20240531
話題だったこともありなぜ働いていると本が読めなくなるのかを働きながら読んだ。題の問について自分の中では人の体力は限られているので単に働くことででそれを消費してしまっているからだと思っているが仮に過去の労働者はそうではないという事実があるとすればこれ以外の何らかの要素が作用しているはずでそのあたりのことを知りたいなと思っていた。
この問に対する著者の意見を要約すると「現代は人々が新自由主義を内面化した結果"ノイズ"を受け入れられなくなっているから」となるがこれは明らかに的を外しているように思える。まず"ノイズ"が2重の意で使用されている。
1つめはアンコントローラブルなものとしてで、これには読書の代替としてパズドラを挙げ、読書は知らないものを取り入れる作業のためアンコントローラブルであるのに対してパズドラは同じ体験の繰り返しなのでコントローラブルだと説明される。
2つめは直接的に不要な知識としてで、代替としてインターネットを挙げ、読書は不要な知識も含まれるのに対しインターネットは検索やフォローによって必要な情報のみ得ることができるのだと説明される。

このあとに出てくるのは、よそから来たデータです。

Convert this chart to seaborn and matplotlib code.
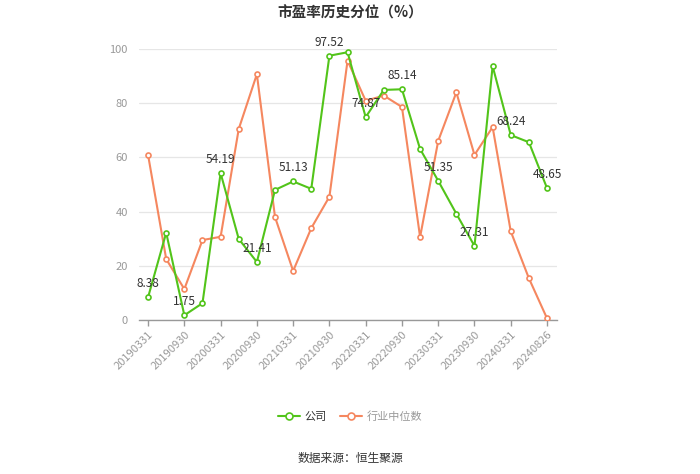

パズドラは2つめの意味においては"ノイズ"だろうし、読書の代替として本命であるはずのSNS、Youtube、Tiktokが"ノイズ"でないことを全く説明できていない。
またその対策としての提案を"半身"という概念からあれこれ論じてはいるが結局のところ働くと本が読めないので働くのを減らそうという主張で実も蓋もない。